Fritz Rau (9 March 1930 – 19 August 2013) was a German music promoter, who was influential in the development of the appreciation of jazz and blues music in Europe in the 1950s and 1960s, and has since been a leading promoter of rock and pop music. He was nominated to the Blues Hall of Fame in 2012, together with his former business partner Horst Lippmann.

==Life and career==
Rau was born in Pforzheim, but after the death of his parents moved at the age of ten to live with relatives. He studied in Ettlingen, and later graduated with a degree in law from the University of Heidelberg. He worked as a court clerk in Rhineland-Palatinate, and in a law firm in Neustadt an der Weinstraße, while at the same time becoming involved in running a jazz club, Cave 54, in Heidelberg. In December 1955, he organised his first major concert, featuring Albert Mangelsdorff at Heidelberg Town Hall, where his abilities were noticed by concert agent and promoter Horst Lippmann. Lippmann then hired him to help run the Jazz at the Philharmonic tours of Europe arranged by Norman Granz, and they began to work together regularly from 1957. Rau also became concert organiser of the German Jazz Federation.

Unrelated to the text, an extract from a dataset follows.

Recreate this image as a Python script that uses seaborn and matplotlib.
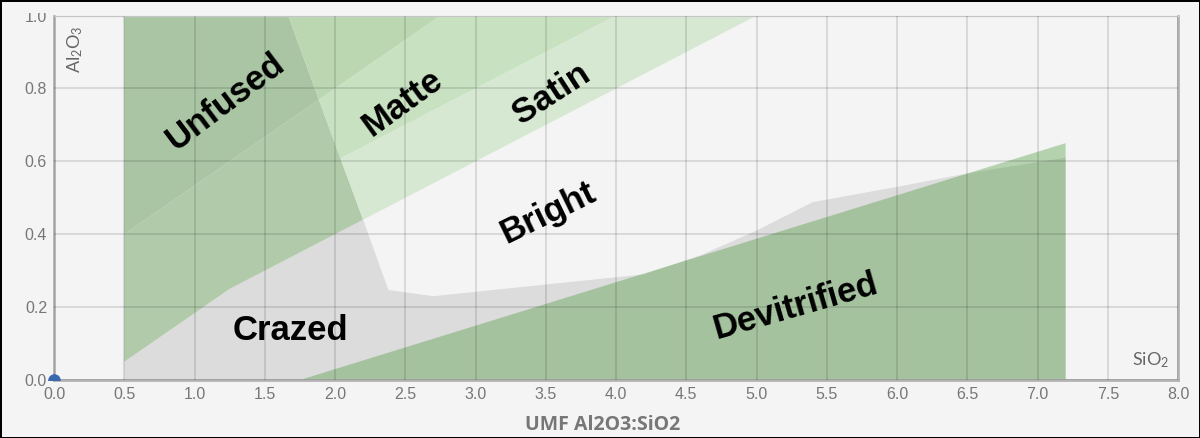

In 1962 he and Lippmann established the concert agency "Lippmann + Rau", and organised the first European tour by the American Folk Blues Festival. This brought American blues musicians such as Willie Dixon, Howlin' Wolf, Muddy Waters, Sonny Boy Williamson II, John Lee Hooker, Memphis Slim, T-Bone Walker, Buddy Guy, Otis Rush, Little Brother Montgomery, J.B. Lenoir, Lonnie Johnson, Victoria Spivey, Big Joe Williams, Sleepy John Estes and others to Europe for the first time. Several annual tours by American blues musicians over the following years directly influenced a generation of young musicians, especially in Britain where new bands such as The Rolling Stones and The Yardbirds with an interest in blues music were already emerging. Albums by the AFBF artists were also released on Lippmann and Rau's own Scout and L+R labels. The promotional approach adopted by Lippmann and Rau has been criticised for taking a conservative and romantic view of blues music, and presenting it as a heritage rather than putting in the context of the civil rights movement in the US.

Lippmann and Rau worked together to promote a wide variety of jazz, rock, pop and gospel acts across Europe in the 1970s and 1980s. After Lippmann's death in 1997, Rau worked as an independent promoter and tour organiser, and also helped establish the Lippmann + Rau Music Archive in Lippmann's home town of Eisenach.